Late Monday, another ship with migrant passengers — the Danish-flagged container ship Alexander Maersk — was given permission to dock and disembark in Sicily after four days at sea.

The International Chamber of Shipping, an industry trade association, has voiced concern about Italy’s crackdown on non-governmental organizations, The chamber says the move will put a greater burden on commercial merchant ships to carry out rescues and ultimately affect trade.

Libya’s Maiteeg announced Monday that a migration and security conference will be held in Tripoli in September. Salvini readily endorsed the program.

He promised to return before then to hand over new equipment for Libya’s coast guard and said a technical committee would soon be meeting on Libya’s southern border to assess the creation of asylum-screening “hotspots” to prevent migrants from entering Libya in the first place.

European Union foreign policy chief Federica Mogherini urged EU member states to contribute to an Africa trust fund to finance the screening centers, mirroring a 2015 deal that was designed to encourage Turkey to stop refugees setting out for the Greek islands.

Salvini said he thought a reasonable funding target for the African hotspots would be 6 billion euros ($7 billion, around double the cost of the Turkey deal.

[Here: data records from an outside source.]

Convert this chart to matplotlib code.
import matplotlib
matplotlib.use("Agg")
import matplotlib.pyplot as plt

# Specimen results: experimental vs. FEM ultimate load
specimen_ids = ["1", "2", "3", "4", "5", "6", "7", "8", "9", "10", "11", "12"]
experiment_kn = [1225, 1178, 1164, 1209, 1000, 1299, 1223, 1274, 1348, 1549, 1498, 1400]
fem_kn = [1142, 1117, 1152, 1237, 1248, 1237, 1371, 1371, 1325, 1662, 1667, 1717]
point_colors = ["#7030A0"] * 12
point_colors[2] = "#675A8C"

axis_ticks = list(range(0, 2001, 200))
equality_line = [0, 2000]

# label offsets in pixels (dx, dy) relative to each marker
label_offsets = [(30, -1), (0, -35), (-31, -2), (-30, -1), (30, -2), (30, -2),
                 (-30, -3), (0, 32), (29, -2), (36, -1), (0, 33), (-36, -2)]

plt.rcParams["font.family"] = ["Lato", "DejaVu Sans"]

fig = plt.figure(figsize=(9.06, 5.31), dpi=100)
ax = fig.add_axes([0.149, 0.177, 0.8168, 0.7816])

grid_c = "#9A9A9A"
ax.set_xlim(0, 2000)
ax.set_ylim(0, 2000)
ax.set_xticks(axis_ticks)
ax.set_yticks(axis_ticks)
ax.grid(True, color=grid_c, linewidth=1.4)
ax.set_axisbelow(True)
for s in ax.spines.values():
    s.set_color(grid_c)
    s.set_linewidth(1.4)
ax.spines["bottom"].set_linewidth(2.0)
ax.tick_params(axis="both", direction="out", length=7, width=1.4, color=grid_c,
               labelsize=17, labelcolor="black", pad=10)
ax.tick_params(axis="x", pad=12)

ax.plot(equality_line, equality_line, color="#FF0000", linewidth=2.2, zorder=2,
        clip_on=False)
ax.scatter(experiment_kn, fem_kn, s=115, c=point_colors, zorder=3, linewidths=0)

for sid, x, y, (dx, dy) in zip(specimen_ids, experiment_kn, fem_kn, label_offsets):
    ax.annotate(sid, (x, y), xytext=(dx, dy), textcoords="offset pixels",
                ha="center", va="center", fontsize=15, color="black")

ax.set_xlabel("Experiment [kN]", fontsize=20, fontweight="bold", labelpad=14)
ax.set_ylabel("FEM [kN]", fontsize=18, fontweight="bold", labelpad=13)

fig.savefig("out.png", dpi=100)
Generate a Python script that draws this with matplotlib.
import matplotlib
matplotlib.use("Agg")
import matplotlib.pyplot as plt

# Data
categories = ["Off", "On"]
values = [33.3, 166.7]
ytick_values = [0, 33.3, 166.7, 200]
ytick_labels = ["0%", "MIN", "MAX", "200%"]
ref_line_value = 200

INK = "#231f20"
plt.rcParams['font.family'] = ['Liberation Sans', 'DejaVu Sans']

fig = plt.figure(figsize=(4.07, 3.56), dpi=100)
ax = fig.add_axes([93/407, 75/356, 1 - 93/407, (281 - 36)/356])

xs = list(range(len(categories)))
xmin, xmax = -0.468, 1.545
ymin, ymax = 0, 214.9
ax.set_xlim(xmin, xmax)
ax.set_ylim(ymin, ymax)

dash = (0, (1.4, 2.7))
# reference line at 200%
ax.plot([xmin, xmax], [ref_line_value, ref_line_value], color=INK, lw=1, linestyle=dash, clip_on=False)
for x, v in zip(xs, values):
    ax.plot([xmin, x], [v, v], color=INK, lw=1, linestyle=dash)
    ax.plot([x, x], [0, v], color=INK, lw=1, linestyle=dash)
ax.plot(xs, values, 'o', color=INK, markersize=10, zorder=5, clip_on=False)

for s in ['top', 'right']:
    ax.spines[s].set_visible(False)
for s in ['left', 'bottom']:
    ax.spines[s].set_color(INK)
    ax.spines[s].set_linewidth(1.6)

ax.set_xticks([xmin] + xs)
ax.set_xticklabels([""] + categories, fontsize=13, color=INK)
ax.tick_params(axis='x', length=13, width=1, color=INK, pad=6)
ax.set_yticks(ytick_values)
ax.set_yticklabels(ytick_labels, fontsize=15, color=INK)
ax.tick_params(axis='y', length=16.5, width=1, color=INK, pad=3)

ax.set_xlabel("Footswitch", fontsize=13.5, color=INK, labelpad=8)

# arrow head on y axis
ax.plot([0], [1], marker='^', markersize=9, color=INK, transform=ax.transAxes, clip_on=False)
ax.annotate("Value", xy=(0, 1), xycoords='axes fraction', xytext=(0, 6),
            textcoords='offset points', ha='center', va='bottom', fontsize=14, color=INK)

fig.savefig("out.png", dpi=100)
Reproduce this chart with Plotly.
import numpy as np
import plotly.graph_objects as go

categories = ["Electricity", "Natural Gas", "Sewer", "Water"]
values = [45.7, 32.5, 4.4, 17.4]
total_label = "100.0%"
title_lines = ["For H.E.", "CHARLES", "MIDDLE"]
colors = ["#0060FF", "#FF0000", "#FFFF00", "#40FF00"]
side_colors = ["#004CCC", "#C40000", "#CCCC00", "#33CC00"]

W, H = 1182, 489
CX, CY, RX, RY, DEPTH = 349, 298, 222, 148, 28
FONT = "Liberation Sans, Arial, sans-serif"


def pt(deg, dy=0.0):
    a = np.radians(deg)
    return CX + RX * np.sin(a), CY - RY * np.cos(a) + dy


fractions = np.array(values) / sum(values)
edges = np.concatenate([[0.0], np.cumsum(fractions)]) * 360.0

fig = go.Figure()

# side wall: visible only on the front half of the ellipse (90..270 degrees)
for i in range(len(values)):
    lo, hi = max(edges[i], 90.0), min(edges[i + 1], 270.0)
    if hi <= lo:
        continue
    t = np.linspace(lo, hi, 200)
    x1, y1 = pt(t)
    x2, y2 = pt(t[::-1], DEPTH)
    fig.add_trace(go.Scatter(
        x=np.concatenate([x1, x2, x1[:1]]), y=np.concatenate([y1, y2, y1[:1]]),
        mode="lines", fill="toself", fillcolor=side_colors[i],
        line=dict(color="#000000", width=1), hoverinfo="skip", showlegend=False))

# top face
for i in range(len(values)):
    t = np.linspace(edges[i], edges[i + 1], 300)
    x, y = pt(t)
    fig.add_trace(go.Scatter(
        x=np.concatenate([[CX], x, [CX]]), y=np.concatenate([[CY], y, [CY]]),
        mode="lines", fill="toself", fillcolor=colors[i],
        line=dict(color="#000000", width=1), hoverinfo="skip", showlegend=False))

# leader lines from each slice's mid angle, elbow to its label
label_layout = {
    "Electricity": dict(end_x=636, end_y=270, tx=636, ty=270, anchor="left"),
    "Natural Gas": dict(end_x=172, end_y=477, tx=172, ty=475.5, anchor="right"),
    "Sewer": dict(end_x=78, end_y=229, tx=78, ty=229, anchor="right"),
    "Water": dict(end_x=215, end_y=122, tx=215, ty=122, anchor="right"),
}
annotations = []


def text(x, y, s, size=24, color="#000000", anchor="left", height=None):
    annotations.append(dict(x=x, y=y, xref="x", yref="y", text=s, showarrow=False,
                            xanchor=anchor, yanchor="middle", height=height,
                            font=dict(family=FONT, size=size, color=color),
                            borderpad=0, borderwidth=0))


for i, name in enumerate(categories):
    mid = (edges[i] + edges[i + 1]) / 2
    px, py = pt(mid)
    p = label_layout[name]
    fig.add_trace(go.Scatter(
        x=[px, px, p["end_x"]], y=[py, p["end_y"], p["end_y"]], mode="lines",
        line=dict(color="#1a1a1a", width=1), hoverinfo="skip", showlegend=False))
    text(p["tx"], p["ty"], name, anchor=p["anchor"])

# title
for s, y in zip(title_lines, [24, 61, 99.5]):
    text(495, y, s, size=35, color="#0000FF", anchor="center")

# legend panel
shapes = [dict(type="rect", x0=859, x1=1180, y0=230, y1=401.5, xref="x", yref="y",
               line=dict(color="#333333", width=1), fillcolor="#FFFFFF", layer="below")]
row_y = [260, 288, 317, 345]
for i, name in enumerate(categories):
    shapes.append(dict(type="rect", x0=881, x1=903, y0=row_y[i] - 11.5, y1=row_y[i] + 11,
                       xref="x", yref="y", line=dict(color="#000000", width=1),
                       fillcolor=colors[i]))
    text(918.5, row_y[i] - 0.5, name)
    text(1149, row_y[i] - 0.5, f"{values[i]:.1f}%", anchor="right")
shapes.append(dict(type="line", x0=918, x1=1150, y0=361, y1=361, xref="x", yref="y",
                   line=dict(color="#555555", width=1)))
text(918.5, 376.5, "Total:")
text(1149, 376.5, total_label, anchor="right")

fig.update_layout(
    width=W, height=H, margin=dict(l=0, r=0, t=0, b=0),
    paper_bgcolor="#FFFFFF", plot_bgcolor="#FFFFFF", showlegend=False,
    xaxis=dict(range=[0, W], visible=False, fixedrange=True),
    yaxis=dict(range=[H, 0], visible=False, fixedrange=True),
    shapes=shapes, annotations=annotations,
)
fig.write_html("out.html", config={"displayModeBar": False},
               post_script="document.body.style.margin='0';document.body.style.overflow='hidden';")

Before Italy’s new coalition government was installed on June 1, Italy already worked to bolster the Libyan coast guard’s ability to patrol its coasts and to bring back migrants who launched from its shores.

Human rights organizations have criticized the practice, alleging that migrants are abused in Libya and the North African country hardly constitutes a “safe” port of call, as called for by international law.